■ Required task: Please copy the lines below exactly, from the first one through the line showing "15:00','24 May 16:00'];".

# # # # #

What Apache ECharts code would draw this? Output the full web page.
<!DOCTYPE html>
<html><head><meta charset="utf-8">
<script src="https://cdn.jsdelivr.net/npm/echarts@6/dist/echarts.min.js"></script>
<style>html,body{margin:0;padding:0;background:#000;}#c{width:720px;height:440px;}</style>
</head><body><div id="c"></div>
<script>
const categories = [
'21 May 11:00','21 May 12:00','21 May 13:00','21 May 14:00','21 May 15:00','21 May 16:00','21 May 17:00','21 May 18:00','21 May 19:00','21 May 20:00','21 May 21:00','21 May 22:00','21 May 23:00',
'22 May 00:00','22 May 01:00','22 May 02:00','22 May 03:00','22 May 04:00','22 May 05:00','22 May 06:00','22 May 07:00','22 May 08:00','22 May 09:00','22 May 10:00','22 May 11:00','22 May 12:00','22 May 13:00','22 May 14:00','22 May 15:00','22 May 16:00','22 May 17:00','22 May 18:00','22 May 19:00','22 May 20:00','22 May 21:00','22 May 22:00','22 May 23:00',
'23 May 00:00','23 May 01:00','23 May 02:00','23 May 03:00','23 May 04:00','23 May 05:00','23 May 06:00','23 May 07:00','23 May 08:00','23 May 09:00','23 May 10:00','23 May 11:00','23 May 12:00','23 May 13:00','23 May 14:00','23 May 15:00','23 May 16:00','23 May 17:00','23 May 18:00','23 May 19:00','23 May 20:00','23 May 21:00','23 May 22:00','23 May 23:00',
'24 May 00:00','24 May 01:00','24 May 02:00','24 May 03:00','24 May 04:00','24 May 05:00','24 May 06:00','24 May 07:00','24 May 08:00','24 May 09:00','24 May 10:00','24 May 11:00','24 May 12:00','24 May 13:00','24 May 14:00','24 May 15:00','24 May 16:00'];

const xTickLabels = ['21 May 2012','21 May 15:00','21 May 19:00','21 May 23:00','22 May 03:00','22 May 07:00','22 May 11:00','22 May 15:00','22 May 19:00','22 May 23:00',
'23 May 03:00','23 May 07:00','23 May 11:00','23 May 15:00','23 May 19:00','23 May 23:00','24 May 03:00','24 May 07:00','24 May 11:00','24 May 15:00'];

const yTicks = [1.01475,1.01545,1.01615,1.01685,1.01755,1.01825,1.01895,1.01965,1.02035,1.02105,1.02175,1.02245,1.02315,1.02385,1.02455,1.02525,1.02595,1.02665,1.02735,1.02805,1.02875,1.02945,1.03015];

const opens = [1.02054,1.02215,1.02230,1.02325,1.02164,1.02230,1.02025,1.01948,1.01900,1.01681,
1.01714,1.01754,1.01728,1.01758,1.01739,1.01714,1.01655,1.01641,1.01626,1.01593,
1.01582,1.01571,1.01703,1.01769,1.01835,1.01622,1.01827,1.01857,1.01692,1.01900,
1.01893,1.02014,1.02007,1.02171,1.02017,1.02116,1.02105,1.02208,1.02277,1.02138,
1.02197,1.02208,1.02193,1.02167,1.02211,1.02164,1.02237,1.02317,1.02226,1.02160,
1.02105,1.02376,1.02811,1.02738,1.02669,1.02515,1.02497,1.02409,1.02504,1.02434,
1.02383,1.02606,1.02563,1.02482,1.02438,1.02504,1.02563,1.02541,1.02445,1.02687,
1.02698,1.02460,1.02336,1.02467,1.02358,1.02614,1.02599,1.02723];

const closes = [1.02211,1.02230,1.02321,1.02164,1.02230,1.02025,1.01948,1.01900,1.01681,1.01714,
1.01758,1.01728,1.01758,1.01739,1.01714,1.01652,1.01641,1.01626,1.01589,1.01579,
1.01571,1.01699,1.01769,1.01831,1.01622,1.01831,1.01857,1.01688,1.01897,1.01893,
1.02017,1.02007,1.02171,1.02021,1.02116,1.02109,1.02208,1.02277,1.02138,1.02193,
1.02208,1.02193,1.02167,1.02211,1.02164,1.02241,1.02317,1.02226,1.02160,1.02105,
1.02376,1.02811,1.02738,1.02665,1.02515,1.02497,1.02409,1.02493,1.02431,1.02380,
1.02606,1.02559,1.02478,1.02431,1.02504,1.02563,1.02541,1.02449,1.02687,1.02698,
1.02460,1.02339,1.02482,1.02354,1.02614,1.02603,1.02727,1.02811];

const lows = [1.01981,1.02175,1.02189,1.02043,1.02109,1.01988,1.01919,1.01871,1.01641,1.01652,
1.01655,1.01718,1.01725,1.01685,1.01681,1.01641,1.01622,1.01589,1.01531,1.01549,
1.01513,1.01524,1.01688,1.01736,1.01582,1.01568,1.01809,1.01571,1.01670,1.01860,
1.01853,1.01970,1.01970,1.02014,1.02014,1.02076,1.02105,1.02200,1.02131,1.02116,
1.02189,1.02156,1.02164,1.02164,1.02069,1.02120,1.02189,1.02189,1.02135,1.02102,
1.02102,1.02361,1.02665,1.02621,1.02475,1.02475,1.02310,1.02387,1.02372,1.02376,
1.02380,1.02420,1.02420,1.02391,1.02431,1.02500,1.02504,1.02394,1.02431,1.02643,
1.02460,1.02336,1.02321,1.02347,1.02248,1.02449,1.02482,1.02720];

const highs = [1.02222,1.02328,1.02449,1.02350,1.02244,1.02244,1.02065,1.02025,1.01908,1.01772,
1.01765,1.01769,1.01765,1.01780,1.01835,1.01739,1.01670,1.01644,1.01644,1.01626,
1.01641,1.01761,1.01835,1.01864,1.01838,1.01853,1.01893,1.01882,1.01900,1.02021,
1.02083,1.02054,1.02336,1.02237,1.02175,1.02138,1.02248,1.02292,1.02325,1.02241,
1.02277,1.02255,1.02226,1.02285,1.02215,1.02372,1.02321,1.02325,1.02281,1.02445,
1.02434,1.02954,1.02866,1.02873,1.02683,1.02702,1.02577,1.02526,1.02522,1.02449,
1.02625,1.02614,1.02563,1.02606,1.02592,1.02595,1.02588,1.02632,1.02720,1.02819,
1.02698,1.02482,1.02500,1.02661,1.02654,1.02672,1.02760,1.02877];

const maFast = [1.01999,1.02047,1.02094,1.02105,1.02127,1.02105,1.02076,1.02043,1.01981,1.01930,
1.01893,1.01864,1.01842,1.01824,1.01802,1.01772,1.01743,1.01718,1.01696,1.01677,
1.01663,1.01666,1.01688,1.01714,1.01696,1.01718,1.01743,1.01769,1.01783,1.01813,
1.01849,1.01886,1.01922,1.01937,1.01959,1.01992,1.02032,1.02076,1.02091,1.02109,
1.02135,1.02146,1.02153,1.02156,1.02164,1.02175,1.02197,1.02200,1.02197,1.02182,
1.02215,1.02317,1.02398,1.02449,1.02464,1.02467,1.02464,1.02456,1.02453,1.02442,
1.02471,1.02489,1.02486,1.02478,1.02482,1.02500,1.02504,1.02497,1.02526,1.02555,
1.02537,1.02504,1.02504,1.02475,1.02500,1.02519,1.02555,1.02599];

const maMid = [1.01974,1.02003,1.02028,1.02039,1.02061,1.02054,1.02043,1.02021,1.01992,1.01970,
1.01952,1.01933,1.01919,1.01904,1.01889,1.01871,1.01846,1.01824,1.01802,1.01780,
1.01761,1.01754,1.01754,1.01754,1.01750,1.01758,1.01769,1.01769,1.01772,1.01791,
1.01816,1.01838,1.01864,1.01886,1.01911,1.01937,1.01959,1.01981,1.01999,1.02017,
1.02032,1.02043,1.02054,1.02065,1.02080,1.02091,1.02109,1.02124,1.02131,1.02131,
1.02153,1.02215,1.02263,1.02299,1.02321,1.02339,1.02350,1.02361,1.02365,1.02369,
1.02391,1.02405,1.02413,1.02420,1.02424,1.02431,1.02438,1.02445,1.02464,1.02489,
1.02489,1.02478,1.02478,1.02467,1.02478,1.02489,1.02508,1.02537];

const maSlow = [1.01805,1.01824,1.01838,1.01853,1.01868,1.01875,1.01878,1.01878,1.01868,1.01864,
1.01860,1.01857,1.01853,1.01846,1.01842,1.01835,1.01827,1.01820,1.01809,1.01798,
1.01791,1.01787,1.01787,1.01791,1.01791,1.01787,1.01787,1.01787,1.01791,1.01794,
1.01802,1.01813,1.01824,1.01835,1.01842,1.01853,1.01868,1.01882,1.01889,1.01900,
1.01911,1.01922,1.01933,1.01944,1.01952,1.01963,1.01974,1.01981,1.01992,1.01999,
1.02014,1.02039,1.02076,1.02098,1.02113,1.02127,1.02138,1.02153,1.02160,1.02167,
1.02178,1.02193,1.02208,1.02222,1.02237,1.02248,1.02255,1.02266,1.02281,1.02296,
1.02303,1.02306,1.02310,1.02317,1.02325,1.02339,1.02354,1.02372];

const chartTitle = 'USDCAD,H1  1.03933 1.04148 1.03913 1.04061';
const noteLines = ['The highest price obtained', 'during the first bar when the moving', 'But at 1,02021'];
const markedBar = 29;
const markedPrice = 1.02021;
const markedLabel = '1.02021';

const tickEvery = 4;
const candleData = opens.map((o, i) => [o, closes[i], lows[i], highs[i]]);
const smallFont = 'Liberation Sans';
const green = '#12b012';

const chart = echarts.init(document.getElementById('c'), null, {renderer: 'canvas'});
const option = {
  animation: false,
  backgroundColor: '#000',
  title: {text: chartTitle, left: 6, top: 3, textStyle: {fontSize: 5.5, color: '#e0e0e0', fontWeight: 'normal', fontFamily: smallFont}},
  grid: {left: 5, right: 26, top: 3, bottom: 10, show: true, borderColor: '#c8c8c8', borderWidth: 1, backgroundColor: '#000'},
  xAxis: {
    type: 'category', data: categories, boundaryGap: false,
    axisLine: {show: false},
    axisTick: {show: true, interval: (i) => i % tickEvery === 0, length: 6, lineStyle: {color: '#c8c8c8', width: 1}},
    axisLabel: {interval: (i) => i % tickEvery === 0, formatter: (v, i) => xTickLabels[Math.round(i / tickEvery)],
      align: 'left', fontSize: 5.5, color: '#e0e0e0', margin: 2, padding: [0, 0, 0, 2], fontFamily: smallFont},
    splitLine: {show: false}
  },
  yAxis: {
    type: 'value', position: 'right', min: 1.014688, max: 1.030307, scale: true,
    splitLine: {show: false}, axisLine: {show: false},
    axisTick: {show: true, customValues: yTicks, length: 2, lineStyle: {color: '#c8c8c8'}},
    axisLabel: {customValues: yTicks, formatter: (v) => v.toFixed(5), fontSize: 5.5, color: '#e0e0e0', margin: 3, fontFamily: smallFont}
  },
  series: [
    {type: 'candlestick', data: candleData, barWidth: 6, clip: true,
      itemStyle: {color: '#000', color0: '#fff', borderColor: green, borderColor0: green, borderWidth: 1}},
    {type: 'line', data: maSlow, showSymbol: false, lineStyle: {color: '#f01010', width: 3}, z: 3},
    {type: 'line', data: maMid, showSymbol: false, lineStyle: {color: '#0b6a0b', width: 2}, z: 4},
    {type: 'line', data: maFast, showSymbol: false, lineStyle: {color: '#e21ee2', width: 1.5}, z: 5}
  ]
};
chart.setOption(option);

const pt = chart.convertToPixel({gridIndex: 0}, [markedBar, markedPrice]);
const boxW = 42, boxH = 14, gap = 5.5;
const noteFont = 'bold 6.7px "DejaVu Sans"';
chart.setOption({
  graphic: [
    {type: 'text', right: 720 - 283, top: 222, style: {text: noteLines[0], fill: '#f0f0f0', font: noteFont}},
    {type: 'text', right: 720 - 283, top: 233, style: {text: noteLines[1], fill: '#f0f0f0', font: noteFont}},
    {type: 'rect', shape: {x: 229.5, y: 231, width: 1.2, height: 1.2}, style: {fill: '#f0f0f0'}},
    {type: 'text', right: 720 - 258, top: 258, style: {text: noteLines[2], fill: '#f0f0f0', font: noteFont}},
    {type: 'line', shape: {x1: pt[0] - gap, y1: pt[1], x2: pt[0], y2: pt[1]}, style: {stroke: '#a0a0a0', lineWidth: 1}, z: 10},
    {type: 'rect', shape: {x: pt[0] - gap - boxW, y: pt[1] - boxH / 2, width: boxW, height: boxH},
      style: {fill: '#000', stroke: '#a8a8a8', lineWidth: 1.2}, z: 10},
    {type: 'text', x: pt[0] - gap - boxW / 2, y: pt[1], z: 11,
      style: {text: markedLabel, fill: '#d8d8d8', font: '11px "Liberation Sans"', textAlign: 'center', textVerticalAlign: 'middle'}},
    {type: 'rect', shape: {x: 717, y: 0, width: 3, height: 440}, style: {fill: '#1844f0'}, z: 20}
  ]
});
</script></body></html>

# # # # #

■ Response to the task:
What Apache ECharts code would draw this? Output the full web page.
<!DOCTYPE html>
<html><head><meta charset="utf-8">
<script src="https://cdn.jsdelivr.net/npm/echarts@6/dist/echarts.min.js"></script>
<style>html,body{margin:0;padding:0;background:#000;}#c{width:720px;height:440px;}</style>
</head><body><div id="c"></div>
<script>
const categories = [
'21 May 11:00','21 May 12:00','21 May 13:00','21 May 14:00','21 May 15:00','21 May 16:00','21 May 17:00','21 May 18:00','21 May 19:00','21 May 20:00','21 May 21:00','21 May 22:00','21 May 23:00',
'22 May 00:00','22 May 01:00','22 May 02:00','22 May 03:00','22 May 04:00','22 May 05:00','22 May 06:00','22 May 07:00','22 May 08:00','22 May 09:00','22 May 10:00','22 May 11:00','22 May 12:00','22 May 13:00','22 May 14:00','22 May 15:00','22 May 16:00','22 May 17:00','22 May 18:00','22 May 19:00','22 May 20:00','22 May 21:00','22 May 22:00','22 May 23:00',
'23 May 00:00','23 May 01:00','23 May 02:00','23 May 03:00','23 May 04:00','23 May 05:00','23 May 06:00','23 May 07:00','23 May 08:00','23 May 09:00','23 May 10:00','23 May 11:00','23 May 12:00','23 May 13:00','23 May 14:00','23 May 15:00','23 May 16:00','23 May 17:00','23 May 18:00','23 May 19:00','23 May 20:00','23 May 21:00','23 May 22:00','23 May 23:00',
'24 May 00:00','24 May 01:00','24 May 02:00','24 May 03:00','24 May 04:00','24 May 05:00','24 May 06:00','24 May 07:00','24 May 08:00','24 May 09:00','24 May 10:00','24 May 11:00','24 May 12:00','24 May 13:00','24 May 14:00','24 May 15:00','24 May 16:00'];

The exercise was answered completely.